Leading Harrow Conservatives who supported “odious” Rwanda plan, should apologise

Former Conservative Prime Minister Sir John Major has criticised the previous government’s Rwanda asylum plan, branding it “un-Conservative, un-British” and “odious”, BBC reported on 18 September 2024.
“I thought it was un-Conservative, un-British, if one dare say in a secular society, un-Christian, and unconscionable and I thought that this is really not the way to treat people,” he said.
The UK’s Conservative government and Rwanda agreed a Migration and Economic Development Partnership in April 2022. It included a five-year ‘asylum partnership arrangement’ upgraded to a formal treaty in December 2023.
The vicious arrangement with Rwanda would have allowed sending certain people seeking asylum in the UK to Rwanda, where the Rwandan government would decide their asylum claims. If their claims were successful, they would be granted asylum in Rwanda.
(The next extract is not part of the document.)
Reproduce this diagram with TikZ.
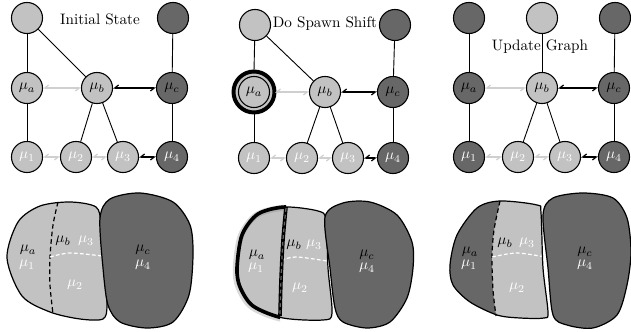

In a tweet on 16 June 2022, Priti Patel supporter Harrow East MP Bob Blackman said: “During a (Rwanda) Statement by the Home Secretary, Priti Patel, I asked what can be done to speed up the process of deportation”.
On 12 December 2023, he voted for Emergency legislation to approve a deportation deal with Rwanda.
Speaking in the Commons on 6th December 2023 (UK-Rwanda Partnership), Blackman said “The message that needs to go to the people smugglers and those desperate people is: “If you make this desperate journey you will be removed to Rwanda, a safe country, for processing”—and this is the key point—“from now on, not in many months’ time.”
Perhaps he was unaware that on 15 November 2023, the UK’s Supreme Court declared the policy unlawful because Rwanda was not a safe country to which asylum seekers could be removed.
Another Conservative, Lord Popat of Harrow, who is active in African matters, actively supported the discredited Rwanda plan: “As a refugee myself, I welcome the government’s Rwanda plan” – he stated at politicsathome.com.
He was David Cameron appointed UK Trade Envoy for Rwanda and Uganda from 2016 until the last general election.
Speaking in the Lords (21 Nov 2023), he said “In dealing with Rwanda for the past nine years, I have found the Government to be very honest, transparent and forthcoming”.
Lord Popat has led several British delegations to Rwanda and Uganda, including two in 2019.
The two Harrow Conservatives, who supported the ill Rwanda plan, should apologise.
There is also a case for the public enquiry to find the use of public money tied up in the lucrative ‘scheme’, most beneficial to Rwanda. Publicly available information suggests that, as of July 2024, at least £318 million had been spent on the scheme.
The Labour government has now rightly axed the Rwanda scheme.